Monday, March 5, 2012

Mythos of the High Seas

Recently in my high seas Sea Princes campaign I've been using alot of deities that I normally didn't care much about in campaigns past. The reason for this usually because my games tended to be set inland on the Flanaess, centered on core type deities that everyone has heard of like St Cuthbert, Vecna or Wee Jas. With a setting now centered on the coastal realms of the Azure Sea and far-flung adjacent waters like the Oljatt Sea, Vohoun Ocean, and Jeklea Bay, I can now concentrate on the dangerous and exotic gods of the sea that would only concern sailors and other denizens of the waters.
Skimming through the entries in the Living Greyhawk Gazetteer one can see that coastal nations tend to worship many of the same gods whether they are Suel or Oerid in origin. I think the reason for this is their overlapping concerns. A sailor can never be certain which sea or wind god is angry and needs to be appeased. A rivalry does exist between Procan and Xerbo for instance but it's not a dichotomy we can easily understand like Hextor-Heironeous or Pelor-Nerull. In my opinion, centuries of seafaring history has mingled some of these religions into a pseudo-mythos that all sailors should pay homage to, be they from the Hold of the Sea Princes, Lordship of the Isles or the Sea Barons. With these common gods comes even more associated myths of the deep: unnatural monstrous gods, demons and legendary forces of nature that superstitious sailors must keep in mind. Adventuring around Greyhawk City might be dangerous, but adventurers on the high seas put their lives in the hands of the gods every day.

Mythos of the High Seas

Procan the Storm Lord, Sailor of the Sea and Sky (Seas, Sea Life, Salt, Weather, Navigation)
his children, known as the Velaeri: (normally agricultural deities, at sea they are sought for their favorable air currents)
Atroa the Sad Maiden (East Wind)
Sotillion the Summer Queen (South Wind)
Telchur the Icebrother (North Wind)
Wenta the Harvest Daughter (West Wind)
Velnius the Elder Breeze (Sky, Weather, oversees the four winds)

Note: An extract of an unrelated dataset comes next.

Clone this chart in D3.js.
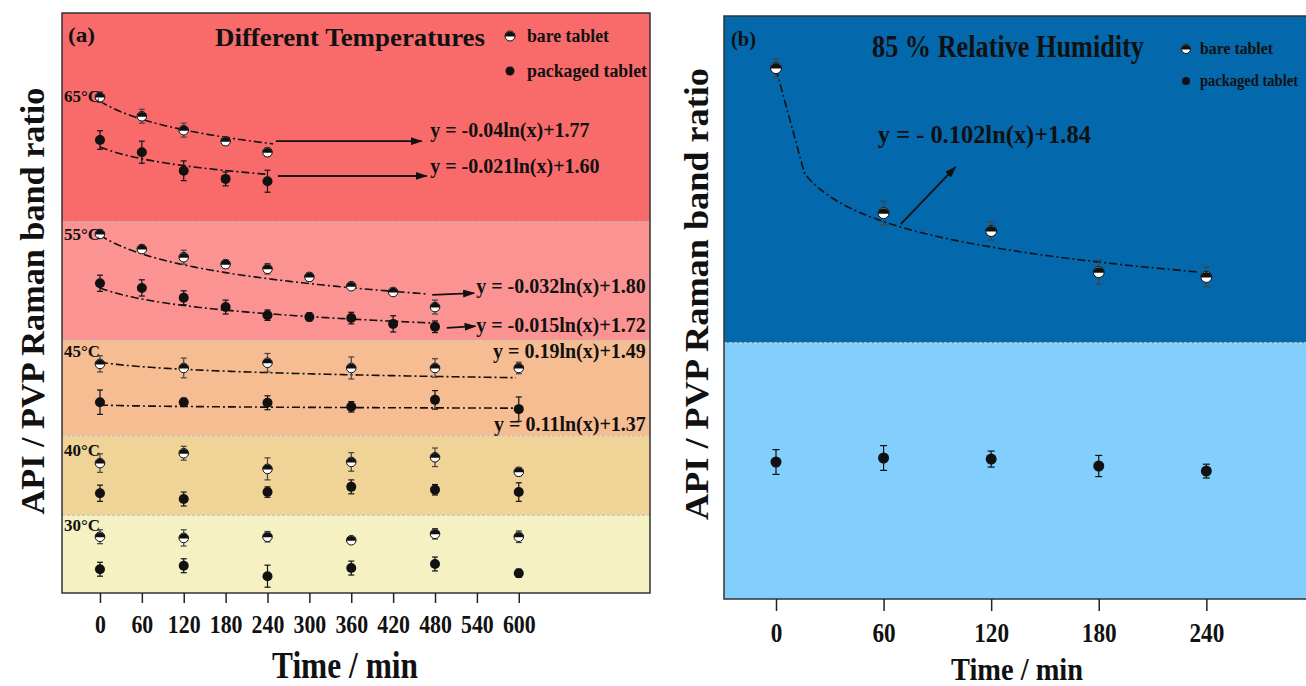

Xerbo the Sea Dragon (Sea, Sailing, Business)
and his occasional consort
Osprem the Sea Princess, Lady of the Waves (Sea Voyages, Ships, Sailors)

Eadro the Bather of Gills (Locathahs, Tritons and Merfolk)
Deep Sashelas the Lord of the Undersea (Sea Elves)

Vogan (Touv god of Storms)
Tlaloc (Olman god of Rain)

Celestian the Far Wanderer (Stars)
Pholtus of the Blinding Light (Light, Moons)

(Pirates, Swashbucklers, Corsairs)
Istus the Lady of Our Fate
Kelanen the Sword Saint
Kord the Brawler
Kurell the Vengeful Knave
Norebo the God of Gambles
Rudd the Duelist
Olidammara the Laughing Rogue

(Evils to Avoid)
Blipdoolpoolp the Sea Mother (Kuo-Toa)
Sekolah the Great Shark, the Caller From the Depths (Sahuagin)
Panzuriel the Deep Old One, the Banished One (Evil aquatic creatures, Kraken)
Incabulos the Black Rider (Sickness, Nightmares, Famine)
Nerull the King of All Gloom (Death, Darkness)
Ralishaz the Unlooked For (Ill-luck, Misfortune)
Yan-C-Bin the Evil Elemental Prince of Air
Olhydra the Evil Elemental Princess of Water 
Dagon the Demon Prince of the Darkened Depths

1 comment:

Victor Von Dave said...

Great ideas. I've always loved the idea that different cultures might interpret the same gods in different ways, with different representations or with different names. To me, it makes the game cultures that much more alive. Procan's children interpreted as the tradewinds is awesome!